Naturally, it’s started the conversation over what teams could be next in creating a Last Dance-style documentary. Of course, the immediate reaction is the Golden State Warriors, given the constant similarities drawn between the two dynasties. However, Warriors executive Peter Guber said it’s not going to happen.

Guber told USA Today Sports that, while he’s had conversations with Warriors majority owner Joe Lacob and others within the franchise, the team decided not to have a camera crew following them around during their five-year NBA Finals run. 

“Once you do that, you actually affect the outcome of other things,” Guber said via USA Today. “Turning the camera on with an expectation that you’re going to get to a particular point with a sports team or career or something like that? It’s a dangerous business. It’s hubris.”

Guber has a special connection to The Last Dance documentary given that he’s a producer for the film. Warriors coach Steve Kerr was also a member of the team in the ’90s, so it’s not surprising that the idea came up. Though, unlike the Bulls, who had a very good sense of when their run would end given Jerry Krause blatantly telling Phil Jackson that he wouldn’t return as coach even if the team went 82-0, Guber said the Warriors had no idea of knowing when the franchise’s run would start or end. 

“You have to let Steve Kerr, Bob Myers and the players build their culture and their organization, and hope that it will emerge into a really unique enterprise and success,” Guber said. “Then you go back and try to paint the painting of it with a film or documentary afterwards, rather than say, ‘Let’s capture it now because we’re going to win nine championships in a row or something like that.’ I don’t think you can do that. I don’t think that’s a good undertaking. It will affect what you are doing.”

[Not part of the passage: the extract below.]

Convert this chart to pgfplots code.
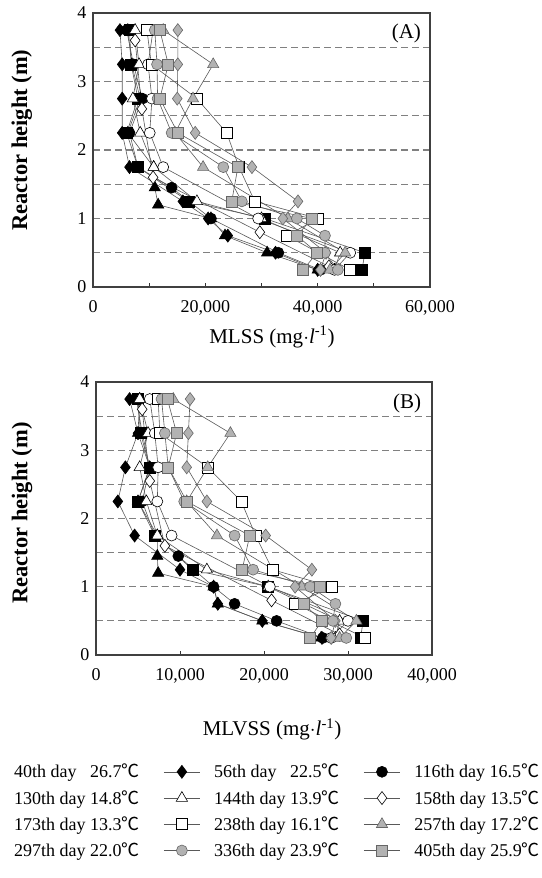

While the Warriors will undoubtedly be commemorated with some long-form documentary in the future, Guber’s comments just magnify how special it was that the NBA was granted permission to follow around Michael Jordan and the Bulls for a whole year. It also speaks to how timing is everything when trying to create something like The Last Dance. Jordan repeatedly said he wouldn’t play for anyone other than Phil Jackson, and Scottie Pippen already had a rocky relationship with Bulls management, so everything lined up perfectly to get that footage at that time. In today’s league, it’s far more difficult to pinpoint the rise and fall of a dynasty, which makes the Bulls documentary even more fascinating to watch.